MPLS L3VPN’s – Part 1

MPLS Layer 3 VPN’s (MPLS L3VPN) or also called MPLS IP VPN, is one of the most used application of MPLS in today’s networks. This service is most popular with Service Provider’s but can also be found in Enterprise WAN and Data-center environments. This post will focus on an overview of the different technologies used to create an MPLS IP VPN network and how they interact with each other.

MPLS L3 VPN is, like the name says, a way to create a Layer 3 VPN by harnessing the power of MPLS. The terminology “L3” or Layer 3 refers to the third layer of the OSI model and it is basically just a fancy way of saying that we are segregating at the network layer by creating a separate routing and forwarding table for each VPN. This means that for each VPN we can have an overlapping IP addressing topology running on a shared backbone network.

MPLS VPN Connection Model:

Let’s start by looking at a common topology for an MPLS VPN network. This is what a simplified Service Provider network would look like:

2015-11-14 12_40_05-untitled

The purpose of the network in this example is to send traffic for each customer from one site to another over the routed Service Provider network while maintaining a separate routing and forwarding instance for each customer. In an enterprise environment, the same topology could be used but with the goal being instead of separating traffic between different departments, applications, groups, services or any other logical domain that might be a requirement of the business. There are different components and technologies used in this network and we will explore them one by one separately.

The first part of this network is the Core MPLS Network, made of Provider (P) devices.

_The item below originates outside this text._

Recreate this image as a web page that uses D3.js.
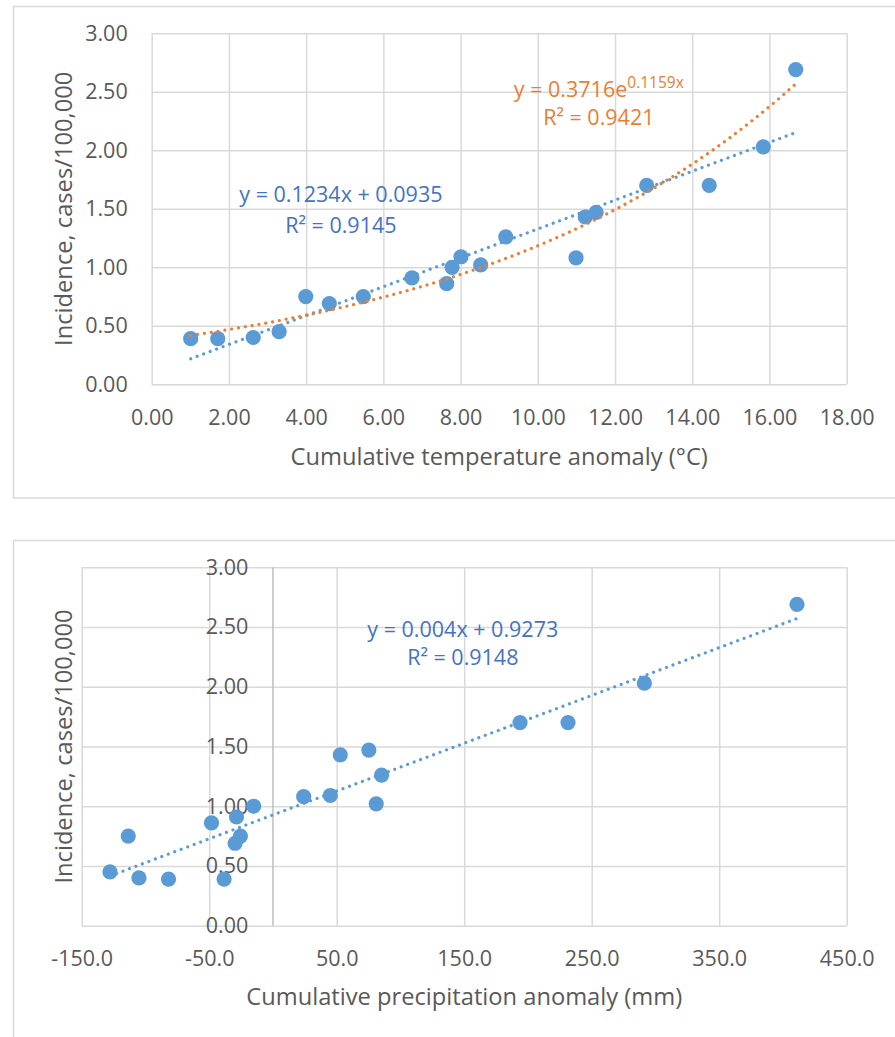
<!DOCTYPE html>
<html><head><meta charset="utf-8">
<script src="https://cdn.jsdelivr.net/npm/d3@7"></script>
<style>body{margin:0;background:#fff}svg{display:block}</style>
</head><body>
<script>
// ---- data ----
const incidence = [0.39,0.39,0.40,0.45,0.75,0.69,0.75,0.91,0.86,1.00,1.09,1.02,1.26,1.08,1.43,1.47,1.70,1.70,2.03,2.69];
const temperatureAnomaly = [1.01,1.71,2.63,3.30,3.99,4.60,5.48,6.74,7.64,7.78,8.01,8.52,9.17,10.99,11.23,11.51,12.82,14.44,15.84,16.68];
const precipitationAnomaly = [-81.9,-38.3,-105.1,-127.8,-113.5,-29.7,-25.5,-28.6,-48.2,-15.1,45.0,81.0,85.2,24.1,52.8,75.2,193.8,231.4,291.3,411.0];
const incidenceTicks = [0,0.5,1,1.5,2,2.5,3];
const temperatureTicks = [0,2,4,6,8,10,12,14,16,18];
const precipitationTicks = [-150,-50,50,150,250,350,450];
const tempLinear = [0.1234, 0.0935];      // slope, intercept
const tempExp = [0.3716, 0.1159];         // a, b  (y = a e^{bx})
const precipLinear = [0.004, 0.9273];     // slope, intercept
const labelsTop = ["y = 0.1234x + 0.0935", "R² = 0.9145"];
const labelsTopExp = ["y = 0.3716e", "0.1159x", "R² = 0.9421"];
const labelsBottom = ["y = 0.004x + 0.9273", "R² = 0.9148"];
const yTitle = "Incidence, cases/100,000";
const xTitleTop = "Cumulative temperature anomaly (°C)";
const xTitleBottom = "Cumulative precipitation anomaly (mm)";

// ---- style ----
const FONT = "'Open Sans', sans-serif";
const GRID = "#D9D9D9", TXT = "#595959", BLUE = "#5B9BD5", DBLUE = "#4472C4", ORANGE = "#ED7D31";
const W = 895, H = 1037;
const fmt2 = v => d3.format(".2f")(v).replace("\u2212","-");
const fmt1 = v => d3.format(".1f")(v).replace("\u2212","-");
const svg = d3.select("body").append("svg").attr("width", W).attr("height", H);

// chart frames
svg.append("rect").attr("x",13.5).attr("y",6.5).attr("width",900).attr("height",491.5)
  .attr("fill","none").attr("stroke",GRID).attr("stroke-width",1.5);
svg.append("rect").attr("x",13.5).attr("y",540.5).attr("width",900).attr("height",520)
  .attr("fill","none").attr("stroke",GRID).attr("stroke-width",1.5);

function styleAxis(g){
  g.select(".domain").remove();
  g.selectAll("line").attr("stroke",GRID).attr("stroke-width",1.5);
  g.selectAll("text").attr("fill",TXT).style("font-family",FONT).style("font-size","21.5px");
}
function dotted(sel,color){
  sel.attr("fill","none").attr("stroke",color).attr("stroke-width",3.2)
    .attr("stroke-linecap","round").attr("stroke-dasharray","0.01 6.9");
}

// ================= TOP CHART =================
{
  const L=151.7,R=846.7,T=33.3,B=384.3;
  const x = d3.scaleLinear().domain([0,18]).range([L,R]);
  const y = d3.scaleLinear().domain([0,3]).range([B,T]);
  svg.append("g").attr("transform",`translate(0,${B})`)
    .call(d3.axisBottom(x).tickValues(temperatureTicks).tickSize(-(B-T)).tickFormat(""))
    .call(styleAxis);
  svg.append("g").attr("transform",`translate(${L},0)`)
    .call(d3.axisLeft(y).tickValues(incidenceTicks).tickSize(-(R-L)).tickPadding(24).tickFormat(fmt2))
    .call(styleAxis);
  svg.append("g").attr("transform",`translate(0,${B})`)
    .call(d3.axisBottom(x).tickValues(temperatureTicks).tickSize(0).tickFormat(fmt2))
    .call(styleAxis)
    .call(g=>g.selectAll("text").attr("y",40.7).attr("dy",null));
  svg.append("text").attr("x",(L+R)/2).attr("y",465).attr("text-anchor","middle")
    .attr("fill",TXT).style("font-family",FONT).style("font-size","23.7px").text(xTitleTop);
  svg.append("text").attr("transform",`translate(71.5,${(T+B)/2}) rotate(-90)`).attr("text-anchor","middle")
    .attr("fill",TXT).style("font-family",FONT).style("font-size","23.7px").text(yTitle);
  svg.append("g").selectAll("circle").data(d3.range(incidence.length)).join("circle")
    .attr("cx",i=>x(temperatureAnomaly[i])).attr("cy",i=>y(incidence[i])).attr("r",7.6).attr("fill",BLUE);
  const [xmin,xmax] = d3.extent(temperatureAnomaly);
  const lin = [xmin,xmax].map(v=>[v, tempLinear[0]*v+tempLinear[1]]);
  svg.append("path").attr("d",d3.line().x(d=>x(d[0])).y(d=>y(d[1]))(lin)).call(dotted,BLUE);
  const expPts = d3.range(0,101).map(k=>{const v=xmin+(xmax-xmin)*k/100; return [v, tempExp[0]*Math.exp(tempExp[1]*v)];});
  svg.append("path").attr("d",d3.line().x(d=>x(d[0])).y(d=>y(d[1])).curve(d3.curveMonotoneX)(expPts)).call(dotted,ORANGE);
  const t1 = svg.append("text").attr("x",x(4.90)).attr("y",y(1.556)).attr("text-anchor","middle")
    .attr("fill",DBLUE).style("font-family",FONT).style("font-size","21.5px");
  t1.append("tspan").text(labelsTop[0]);
  t1.append("tspan").attr("x",x(4.90)).attr("dy",30.4).text(labelsTop[1]);
  const t2 = svg.append("text").attr("x",x(11.58)).attr("y",y(2.458)).attr("text-anchor","middle")
    .attr("fill",ORANGE).style("font-family",FONT).style("font-size","21.5px");
  t2.append("tspan").text(labelsTopExp[0]);
  t2.append("tspan").attr("dy",-9).style("font-size","15.5px").text(labelsTopExp[1]);
  svg.append("text").attr("x",x(11.58)).attr("y",y(2.458)+28.4).attr("text-anchor","middle")
    .attr("fill",ORANGE).style("font-family",FONT).style("font-size","21.5px").text(labelsTopExp[2]);
}

// ================= BOTTOM CHART =================
{
  const L=81.7,R=846.7,T=567.3,B=925.7;
  const x = d3.scaleLinear().domain([-150,450]).range([L,R]);
  const y = d3.scaleLinear().domain([0,3]).range([B,T]);
  svg.append("g").attr("transform",`translate(0,${B})`)
    .call(d3.axisBottom(x).tickValues(precipitationTicks).tickSize(-(B-T)).tickFormat(""))
    .call(styleAxis);
  svg.append("g").attr("transform",`translate(${L},0)`)
    .call(d3.axisLeft(y).tickValues(incidenceTicks).tickSize(-(R-L)).tickFormat(""))
    .call(styleAxis);
  svg.append("line").attr("x1",x(0)).attr("x2",x(0)).attr("y1",T).attr("y2",B)
    .attr("stroke","#BFBFBF").attr("stroke-width",1.5);
  svg.append("g").attr("transform",`translate(${x(0)},0)`)
    .call(d3.axisLeft(y).tickValues(incidenceTicks).tickSize(0).tickPadding(24.6).tickFormat(fmt2))
    .call(styleAxis);
  svg.append("g").attr("transform",`translate(0,${B})`)
    .call(d3.axisBottom(x).tickValues(precipitationTicks).tickSize(0).tickFormat(fmt1))
    .call(styleAxis)
    .call(g=>g.selectAll("text").attr("y",40.3).attr("dy",null));
  svg.append("text").attr("x",(L+R)/2).attr("y",1005).attr("text-anchor","middle")
    .attr("fill",TXT).style("font-family",FONT).style("font-size","23.7px").text(xTitleBottom);
  svg.append("text").attr("transform",`translate(71.5,${(T+B)/2}) rotate(-90)`).attr("text-anchor","middle")
    .attr("fill",TXT).style("font-family",FONT).style("font-size","23.7px").text(yTitle);
  svg.append("g").selectAll("circle").data(d3.range(incidence.length)).join("circle")
    .attr("cx",i=>x(precipitationAnomaly[i])).attr("cy",i=>y(incidence[i])).attr("r",7.6).attr("fill",BLUE);
  const [xmin,xmax] = d3.extent(precipitationAnomaly);
  const lin = [xmin,xmax].map(v=>[v, precipLinear[0]*v+precipLinear[1]]);
  svg.append("path").attr("d",d3.line().x(d=>x(d[0])).y(d=>y(d[1]))(lin)).call(dotted,BLUE);
  const t = svg.append("text").attr("x",x(148.9)).attr("y",y(2.419)).attr("text-anchor","middle")
    .attr("fill",DBLUE).style("font-family",FONT).style("font-size","21.5px");
  t.append("tspan").text(labelsBottom[0]);
  t.append("tspan").attr("x",x(148.9)).attr("dy",28.4).text(labelsBottom[1]);
}
</script>
</body></html>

2015-11-14 14_29_57-untitled

P devices sit inside of the MPLS network and run a link-state routing protocol (OSPF or IS-IS) with an MPLS distribution protocol on all of their interfaces. There are a couple of MPLS distribution protocols that can be used: Label Distribution Protocol (LDP), Resource Reservation Protocol with Traffic Engineering Extensions (RSVP-TE), Constraint-based routed LDP (CR-LDP), Multiprotocol BGP (MP-BGP) and Segment Routing, but we will focus on LDP for simplicity and because it is possibly the most widely used.

A quick overview of LDP:

Label Distribution Protocol (LDP) is a protocol used to form Label-Switched Paths (LSP’s) by using the existing routing table made by an IGP. LSP’s are sequences of MPLS enabled devices that forward packets of a certain Forwarding Equivalence Class (FEC). A FEC is a set of packets that a single device forwards the same next hop, with the same interface and the same treatment. If this all sounds confusing and unclear, just think of an LSP as a unidirectional tunnel between two devices that share common characteristics. Without going into too much details on this technology, LDP will create an LSP using P devices and it will be used to forward customer traffic across the MPLS network.

The second part of this network is the Provider Edge (PE) devices.

2015-11-14 14_31_29-untitled

PE devices sit at the edge of the MPLS network in between Provider (P) and Customer Edge (CE) devices. They use MPLS/LDP to the P devices and IP to the CE devices. By running LDP with the P devices, the PE’s are able to create an LSP to the other PE’s. The labels forming this LSP will be used for forwarding packets over the MPLS core and are more commonly called the IGP label or Transport Label.

PE’s also need to create an MP-BGP connection to other PE’s to exchange VPNv4 information as follow:

2015-11-14 15_40_24-untitled

We will see later on what is contained exactly in these BGP updates but one of the key information exchanged will be the VPN address that will be imposed as a label, more commonly known as the VPN label.

PE devices also have another very important role and that is to hold a separate routing instance for every CE. This is made possible by using a separate Virtual Routing and Forwarding (VRF) instances for each customer.

A quick overview of VRF’s:

Virtual Routing and Forwarding (VRF) is a technology that allows multiple routing and forwarding tables to exist on a single device. It is basically the equivalent of a VLAN for Layer 3 segmentation. The use of a VRF alone is called VRF-lite, but within the context of MPLS it is just called a VRF. The difference really is that VRF-lite does not make use of two critical components used in MPLS IP VPN’s: the Route Distinguisher’s (RD’s) and Route Target’s (RT’s).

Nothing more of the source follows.